The entire United Kingdom, in all its nations, has become as Lilliputian as a school, in this respect: people have struck a blow for freedom by refusing to wear masks.

In this case, their brave libertarian stance increases risks to others and, as courageous champions of freedom of choice, they should never have felt compelled to do this. They always were free to wear their masks. They still are!

Freely choosing to do the decent, neighbourly thing, even when required by law, is not acquiescence in a Stalinist realm — in fact not a few of the champions for liberty have expressed understanding for Putin — but as Putin fakes the legal formalities of reasons to annex Ukraine, I am glad these have been our struggles.

The problem was using the law, of course. If your freedom to publish an offensive thing is under threat, the only way to keep your freedom is to publish it. The art of politics is really about finding ways to avoid creating crunch points or binary choices of that kind.
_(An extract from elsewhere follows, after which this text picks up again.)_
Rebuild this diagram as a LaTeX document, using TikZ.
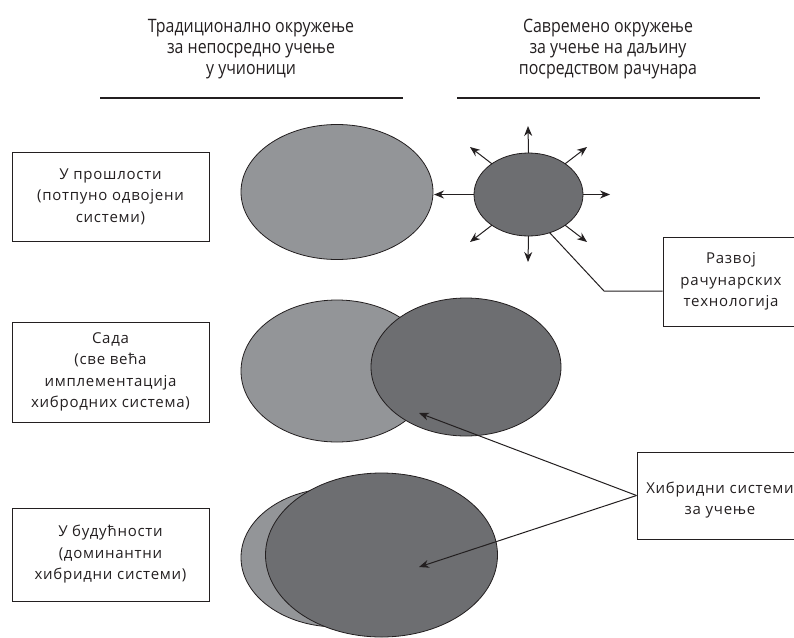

There has not been much art in politics of late. It has contributed to, and has not diluted, the rising tide of unthinking ‘individualists’ who regard every interaction as an opportunity to make a point, and contrarians who cannot think the contrary.

As soon as the pandemic struck, no coughing could be heard; no spitting could be seen. Terrified to be thought carriers of a plague, people behaved as though they were well behaved. Now that the legal restrictions are coming to an end in the UK, we can probably return to the status quo ante, in which expectations of unselfish good manners are tantamount to an abuse of human rights.